The whole ethos of the 1983 Arms Act was - make it easy and most people will comply with the law, and we did;  sadly the police have forgotten this. 
Conversely over regulation leads to resentment and non- compliance.


Not sure if I managed to copy the whole article but... Bad news. 
Why do we need to be 'the safest firearm enviroment in the world' ??

----------


## Rushy

Having the aspirational goal of being the safest firearm environment in the world is admirable however for that to ever occur there first needs to be a paradigm shift away from the head in the sand denial by authorities that countless illegal firearms have been entering this country via sea freight shipping containers for decades now. The oppressive changes in firearms legislation that we law abiding firearms license holders have been subjected to over the last few years are predicated upon the wrongful belief by the law makers and their influencers that we are the most significant contributor to the existence of illegal firearms in this country and whilst it is true that legitimately owned firearms do sometimes end up in the hands of criminals and other non licensed people in society, in reality nothing could be further from the truth.  Further to this, the refusal by the law makers and the administrators of the various firearms legislation to acknowledge their involvement in the failures that contributed to the wrongful issue of a firearms license has given rise to repeated actions of doubling down to support their denial of complicity.  Given the above, it is understandable that we will face continuing changes to firearms legislation.

So how do we change this and bring an end to the nonsensical legislative amendments?  I think we need to go loud!  I think we need to say “Enough of this persecution”  and “We will not stand for it any longer ”.  We licensed firearms are highly law abiding, we did not contribute to the failings that lead to the Christchurch massacre and we absolutely do not deserve to be continually subjected to the hostility and ill treatment of those that did contribute to it just because they want to continue to deflect.
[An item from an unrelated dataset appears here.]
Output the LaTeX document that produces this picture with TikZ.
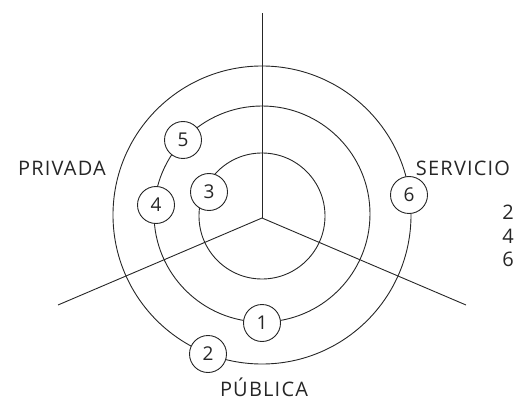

In my opinion the biggest challenge facing us is not continued legislative changes, it is spurring the apathetic among us into meaningful action and convincing the public that a large sector of law abiding Kiwis have been wrongfully blamed and made scapegoats for reasons of expediency.

Rant over.

----------


## GDMP

You have a safe country by having a properly brought up population that are accountable for their own behaviour and actions.....

----------


## gundoc

Despite the machinations of our current government, we have the law on our side. We are guaranteed to the right to possess arms 'as allowed by law' as a part of the Bill of Rights 1688 which is the cornerstone of our legal and parliamentary system, and a part of our legislation. This right is recognised in our Arms Act in Section 24 of the Act, Issue of firearms licence
(1)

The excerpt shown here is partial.